Still from V/H/S Halloween featuring a Halloween night gone wrong in the anthology’s chilling new segments.
The V/H/S franchise returns with Halloween horrors, shocking kills, and eerie nostalgia at Fantastic Fest 2025.

Few franchises feel as synonymous with Fantastic Fest as V/H/S. For over a decade, the found-footage anthology has lured together some of the most inventive voices in genre cinema. This year’s entry, V/H/S Halloween, world premiered at the festival and quickly emerged as a fan favorite, with filmmakers Bryan M. Ferguson (Diet Phantasma), Anna Zlokovic (Coochie Coochie Coo), Casper Kelly (Fun Size), Alex Ross Perry (Kidprint), Paco Plaza (Ut Supra Sic Infra), and Micheline & R.H. Norman (Home Haunt) all bringing their own uniquely deranged visions to the table.



We caught up with the directors in Austin to break down their approaches, inspirations, and the chaos of contributing to a project where no one knows exactly what the others are making until the final cut is stitched together.



Blowing up kids and banality gone wrong



Ferguson, who handled the wraparound segment, leaned into the tradition of V/H/S glue while making sure his standalone short could hit just as hard on its own. “Cut it down to the bone—no time for deep character, just maximize the kills and keep the audience laughing in between,” he explained. “I love warping banal things. Life sucks, so why not make people cautious around soda cans?”



Body horror, folklore, and rules of candy



Anna Zlokovic brought her love of body horror into the fold, expanding on concepts she’d first explored in music video work. “Halloween opens up the boundaries, and the producers encouraged me to push that further,” she said. Meanwhile, Casper Kelly tapped into the universal “one piece of candy” bowl rule, finding joy in breaking a simple Halloween code. “As soon as the audience sees someone ignore it, they know: uh-oh, it’s on now.”



Videotape nightmares and analog unease



Alex Ross Perry grounded his short in the unsettling textures of analog media. Inspired by old “kid print” VHS tapes and the uncanny quality of warped home recordings, Perry leaned into the eerie cultural memory of camcorders and video stores. “When you’re working in found footage, you always have to ask—what role does the camera play? For me, it came from the analog era itself.”



Returning to the roots of found footage



Paco Plaza, co-director of [REC], admitted stepping back into the found-footage form felt like time travel. “It was like being 30 again,” he said. “I faced the same questions I had back then, but with the freedom to play. And if your short doesn’t land? Another one will. That’s liberating.”

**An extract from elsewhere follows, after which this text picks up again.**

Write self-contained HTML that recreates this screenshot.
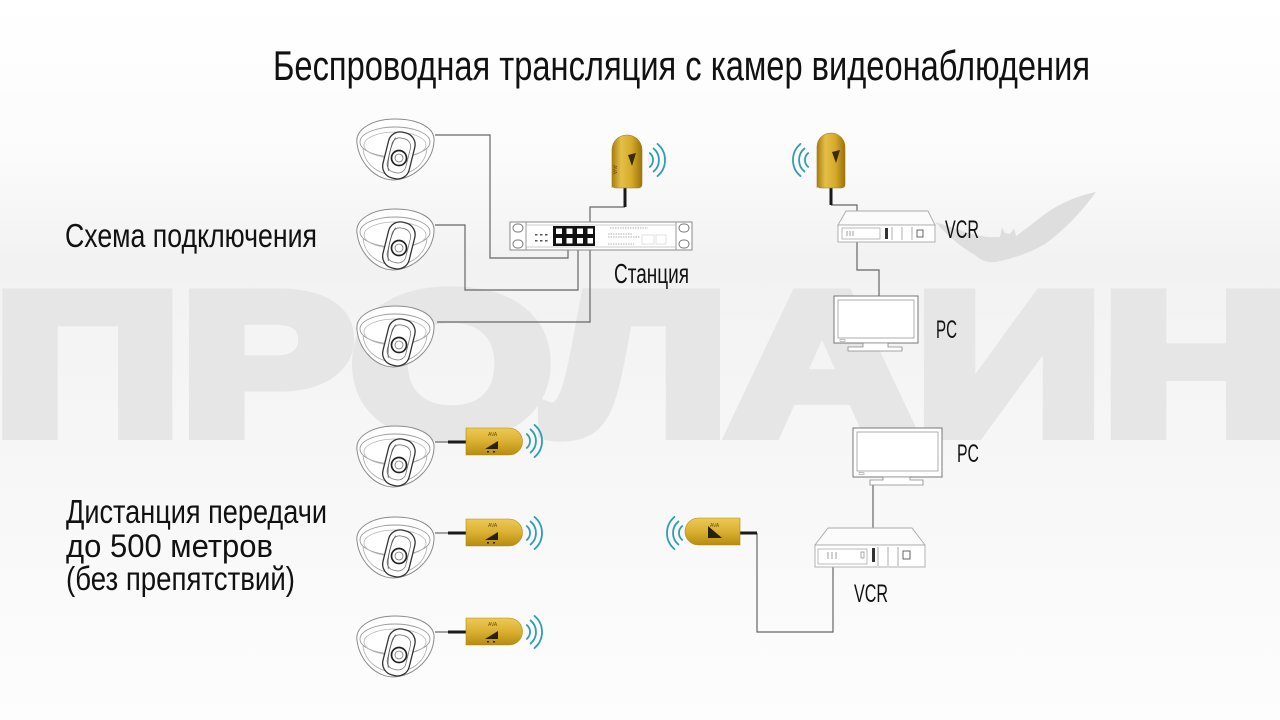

Family haunts and personal touches



Micheline and R.H. Norman delivered Home Haunt, a segment inspired by makeup legend Rick Baker’s annual Halloween displays. The film leaned on a father-son relationship, something the Normans felt gave weight to the gore. “We didn’t think we’d even have time for character development,” they said. “But we wanted a reason behind the madness—something rooted in family.”




The spirit of Halloween



When asked what they hoped audiences would take away, the filmmakers echoed the same point: nostalgia. “We wanted this to feel like a walk down your own Halloween memories,” said the Normans. “Friends, neighborhoods, trick-or-treats, creatures—you might laugh, you might scream, but you’ll remember.”


With segments ranging from playful absurdity to outright nightmare fuel, V/H/S Halloween reminds us why the franchise continues to endure: it’s as unpredictable as the holiday itself.